Budget 2021 did not allocate sufficient resources to our ICUs or invest adequately in Sláintecare
Commenting, Roisin Shortall TD, co-leader and spokesperson on Health said:
“The investment in ICUs flowing from Budget 2021 will fall far short of what is required. While capital expenditure in additional beds is welcome, there is a shortfall of around 250 critical care beds in the system. The budget allows for 66 new such beds. This represents a clear lack of ambition and will disappoint people who would have hoped that the budget would address the situation.
“The headline health figure in Budget 2021 masks the fact that much of the additional health spending next year will be for Covid-19 measures, including the test and trace system and PPE. New demands on service delivery, infection prevention and control, and social distancing has put extreme pressure on a system that was already operating over-capacity.
“Access to healthcare should not depend on what’s in your pocket. There is nothing in Budget 2021 to address the costs of access to healthcare – including free GP care, extension of medical card availability or reduced costs of medicines.
“The severe impact of Covid-19 on the nation’s mental health and wellbeing cannot be overstated. The surge in referrals has put new demands on chronically underfunded services with already far too long waiting lists. It is very regrettable that the Government have provided less than half of the €80m needed and services will continue to be overwhelmed.
“The Government has signed up to Sláintecare, and so it’s disappointing to see the slow progress in its implementation. The great bulk of the health spending announced in the budget is Covid-19 related.
“The Sláintecare plan to reform our health service was published in 2017. It should now be in its fourth year of reform, but instead it has never received proper Government backing and funding to implement the plan. You can’t help but ask whether our health service would have been better equipped to deal with Covid-19 if the Sláintecare action plan had been implemented and funded from the start.

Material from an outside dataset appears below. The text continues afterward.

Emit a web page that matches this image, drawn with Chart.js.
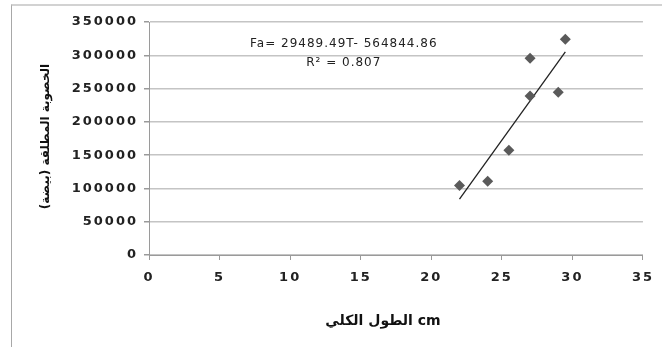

“There is no sign of the introduction of the sorts of fundamental reforms required in the provision of health services. There is nothing in the budget about the additional GPs, nurses, therapists required to support what was announced as a shift from acute hospitals to community care.
“We have to give people hope that coming out of the pandemic we will have a proper health service; hope that we can learn from decades of underinvestment and provide the kind of health and public health and social care service that provides timely access based on need, not ability to pay. The Government, despite additional funding, have again missed a crucial opportunity in Budget 2021.”